肉体改造と超能力を駆使した超絶的な身体能力を持つ殺し屋学生たちが潰し合いを展開する『戦車椅子』の第4巻は話を過去に戻し殺し屋学園で勃発したある事件を描いているわけですな。キャラもいいし肉体破壊込みの血塗れ戦闘も楽しいし、この物語から現在の新たな展開へと持ち込まれるみたいなのでなかなか楽しめました。これが面白かったら『チェンソーマン』とかもっと楽しく読めるのでしょうが、既に巻数が多いので手は出しません。

還暦子育て日記7お話しましょうサトルさんの巻/渡辺電機(株) 

いつも通り子育てに奮闘する渡辺電機㈱のTwitter連載絵日記まとめ編です。

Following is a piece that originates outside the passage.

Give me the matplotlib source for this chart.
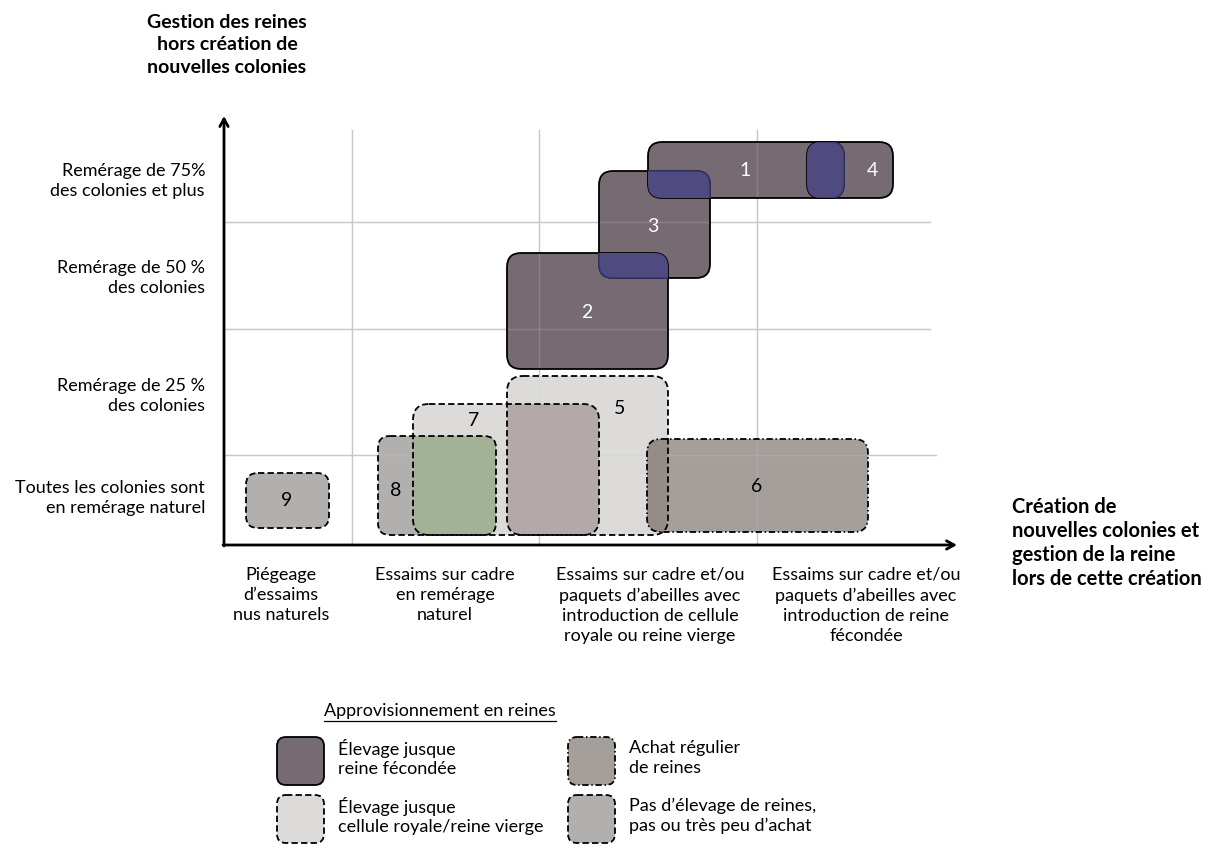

それにしても子供の成長は早いもんですなあ。

川尻こだまのただれた生活 第11集: 「未来の作画の話」他/川尻こだま

川尻こだまのただれた生活 第12集: 引越し先で閃光玉喰らった話 他/川尻こだま (著)  

真四角異世界暮らし: 描き下ろし:エンダードラゴンしばく話 ゲーム漫画まとめ/川尻こだま

いつも通りただれた生活を送る川尻こだま先生の無気力脱力漫画です。でも食う事と酒飲むことには気力満タンです。そしてどうやら川尻先生がゲーム関連の仕事をしているらしいことがようやく描かれます。ホントかどうか分からんが。

もう一つは川尻先生がハマりまくっているゲーム『マインクラフト』のプレイ漫画、書下ろしあり。これがまた最高に面白い。変な実況とか見るより『マイクラ』の楽しさを凝縮し尽くしているんじゃないでしょうか。笑ったしラストはなんだか感動までしてしまった。しかしこれ読んで『マイクラ』やるかというと膨大に時間を溶かしそうなんで絶対やりません。